L' efficacité scientifique des acides gras polyinsaturés, en particulier des oméga-3 sont bien reconnue. Mais mis à part pour ces compléments, il n'existe pas d'autres preuves scientifiques. Il existe, par exemple, des études contradictoires sur l'efficacité des compléments à base de chondroïtine / glucosamine. Malgré la preuve de l’efficacité d'effets anti-inflammatoires in-vitro sur les articulations de ces compléments7, certaines études suggérent que ces produits ne devraient plus être recommandés pour la gestion de la douleur dans l'arthrose canine et féline6. La rareté des études cliniques vétérinaires bien conçues, investiguant le véritable effet thérapeutique de la glucosamine et de la chondroïtine8, souligne la nécessité de poursuivre les recherches pour clarifier les bénéfices cliniques potentiels de l'utilisation de ces agents.

Les compléments alimentaires peuvent être utilisés pour fournir des nutriments intéressants, cependant, certaines alimentations complètes peuvent en contenir.
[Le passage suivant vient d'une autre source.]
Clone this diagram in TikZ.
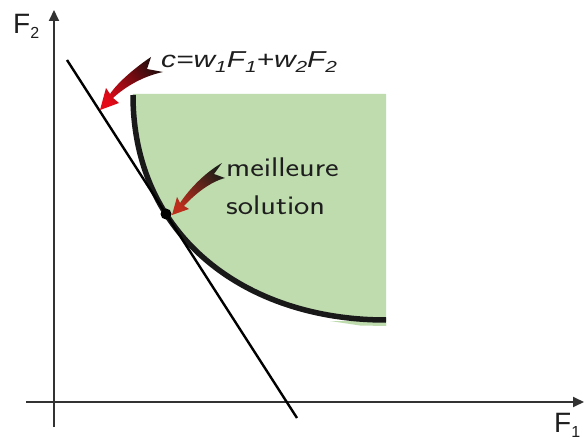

Lorsqu'on envisage l'utilisation d'un complément alimentaire, il est crucial d'évaluer non seulement la quantité de nutriments dans le complément par rapport à la dose efficace prouvée nécessaire pour obtenir les bienfaits revendiqués, mais aussi de prendre en compte les quantités qui peuvent déjà être présentes dans l'alimentation.


VI.  Conclusion.

Malgré le manque de preuves scientifiques solides publiées sur la sécurité, la qualité et l'efficacité des compléments alimentaires pour animaux, leur popularité a récemment explosé. Il est essentiel que les propriétaires d'animaux et les vétérinaires aient accès à des sources d'information scientifiques fiables et impartiales pour prendre des décisions éclairées sur les produits qu'ils souhaitent utiliser. Les compléments alimentaires pour animaux peuvent parfois être utilisés dans des situations spécifiques, sur recommandation du vétérinaire. Ils doivent être soigneusement sélectionnés auprès de fabricants réputés, en se basant sur les données scientifiques publiées disponibles, et être intégrés dans un cadre de soins contextualisés.

 

  1. Elrod SM, Hofmeister EH. Veterinarians' attitudes towards use of nutraceuticals. Can J Vet Res. 2019 Oct;83(4):291-297. PMID: 31571730; PMCID: PMC6753883.
  2. Food Supplements. European Food Safety Authority. https://www.efsa.europa.eu/en/topics/topic/food-supplements. Consulted Sept 10th 2024.
  3. Williams, P.; Pettitt, R. Nutraceutical use in osteoarthritic canines: A review. Companion Anim. 2021, 26, 1–5.
  4. BVA companion animal feeding working group report. July 2024. https://www.bva.co.uk/media/5999/bva-companion-animal-feeding-working-group-report.pdf
  5. Finno CJ. Veterinary Pet Supplements and Nutraceuticals. Nutr Today. 2020 Mar-Apr;55(2):97-101. doi: 10.1097/nt.0000000000000399. PMID: 33446942; PMCID: PMC7802882.
  6. Barbeau-Grégoire M, Otis C, Cournoyer A, Moreau M, Lussier B, Troncy E. A 2022 Systematic Review and Meta-Analysis of Enriched Therapeutic Diets and Nutraceuticals in Canine and Feline Osteoarthritis. Int J Mol Sci. 2022 Sep 8;23(18):10384. doi: 10.3390/ijms231810384. PMID: 36142319; PMCID: PMC9499673.
  7. Deal CL, Moskowitz RW. Nutraceuticals as therapeutic agents in osteoarthritis. The role of glucosamine, chondroitin sulfate, and collagen hydrolysate. Rheum Dis Clin North Am. 1999 May;25(2):379-95. doi: 10.1016/s0889-857x(05)70074-0. PMID: 10356424.
  8. Bhathal A, Spryszak M, Louizos C, Frankel G. Glucosamine and chondroitin use in canines for osteoarthritis: A review. Open Vet J. 2017;7(1):36-49. doi: 10.4314/ovj.v7i1.6. Epub 2017 Feb 24. PMID: 28331832; PMCID: PMC5356289.